К. В. Бравича я перевидала во множестве ролей — от Ляпкина-Тяпкина в «Ревизоре» до доктора Ранка в «Норе», в том спектакле, который играли в Петербурге в театре Комиссаржевской в январе 1909 года, не зная, что это последний в жизни спектакль её перед петербургским зрителем, что она уже не вернётся из той поездки, в которую отправляется на следующий день. В этом длинном ряде ролей, в каких я видела Бравича за 15 лет, были роли, сыгранные превосходно, были средние, были и неудачные. У Бравича была в лице и в голосе какая-то тугоподвижность. В нём было мало внешнего обаяния. Но он бывал превосходен в характерных ролях: ярок, остёр, умён. Так играл он химика Протасова в «Детях солнца». Прекрасно передавал он и трагическую обречённость доктора Ранка, который видит и знает больше, чем видят и знают окружающие его люди. Превосходен был Бравич в роли коммивояжёра Кесслера в «Бое бабочек», — практичного, ловкого дельца, трусливого любовника, человека, для которого нет на свете ничего дорогого, святого, ничего, кроме его грошовых «бизнесов». Конечно, роль Рози в «Бое бабочек» Комиссаржевская играла блистательно, неповторимо, но в сцене, где Кесслер опаивает Рози, чтобы она не мешала его любовным утехам, поэтическая трогательность Рози — Комиссаржевской усиливалась по контрасту с холодным цинизмом Бравича — Кесслера.
Роль Ляпкина-Тяпкина в «Ревизоре» Бравич играл, однако, довольно стандартно.

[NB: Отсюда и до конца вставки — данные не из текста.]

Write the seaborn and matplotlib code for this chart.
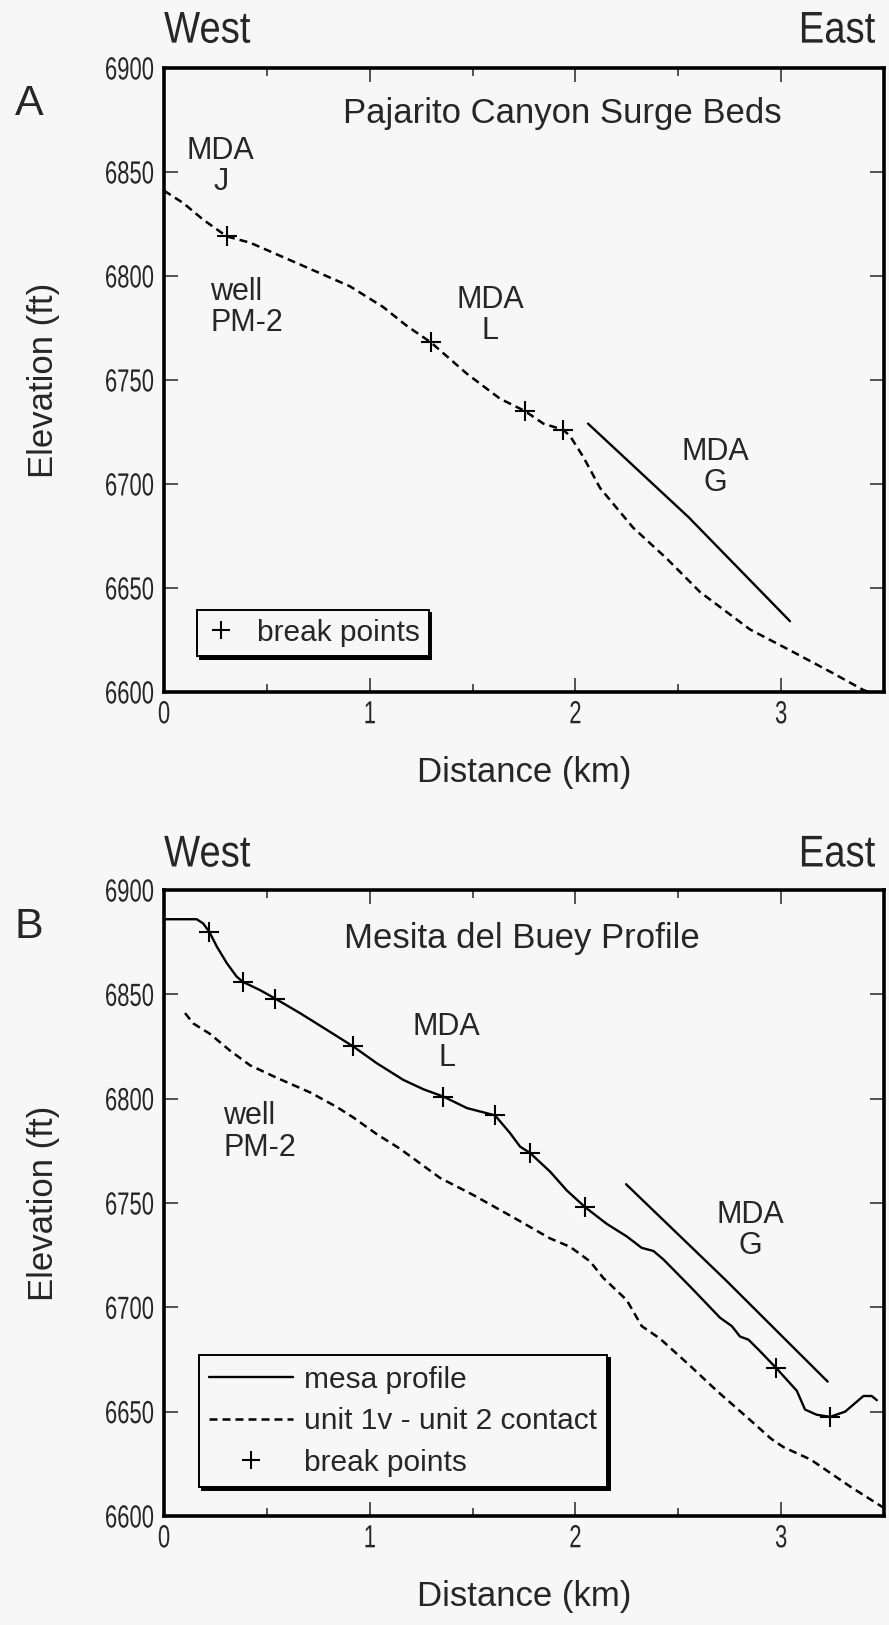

Зато неожиданным и необычным для того времени Бобчинским оказался Смоляков. Наиболее частая трактовка Бобчинского — жизнерадостный, почти восторженный человек. Он вдохновенно носится по городу, в чаянии новостей и сенсаций. Он счастлив, когда ему удаётся узнать что-нибудь такое, чего ещё не знают другие, когда ему доводится самому оказаться участником каких-нибудь сенсационных происшествий, — например, когда он падает вместе с дверью в номер Хлестакова. Но любимой актёрской маской Смолякова была маска мрачного, несчастного человека, нечаянно попадающего в комические положения. Мрачный человек этот сам принимает и воспринимает всё трагически и от этого он кажется ещё более смешным. Так Смоляков играл и Бобчинского. Он нёс своё жизненное предназначение разносчика новостей как тягостное призвание. Он возвещал очередную открытую им новость с трагическим карканием Кассандры. Упав с дверью в номер Хлестакова, он вставал с полу, и лицо его говорило: «Ну, вот, так я и знал! Всегда со мной что-нибудь этакое приключится!» Когда он успокаивал Хлестакова: ничего, ничего, небольшая нашлёпка сверх носа, — у Христиана Иваныча пластырь есть, оно и пройдет! — это звучало, как: «Да, да, я искалечился. Всё это кончится для меня очень плохо, да!» И то, что этот человек всё-таки ни за что не мог оторваться от вынюхивания и разноски вестей, подвергаясь при этом опасностям и неприятностям, делало Бобчинского — Смолякова ещё гораздо более смешным, чем если бы он был весёлый, жизнерадостный, захлёбывающийся счастливой болтовнёй.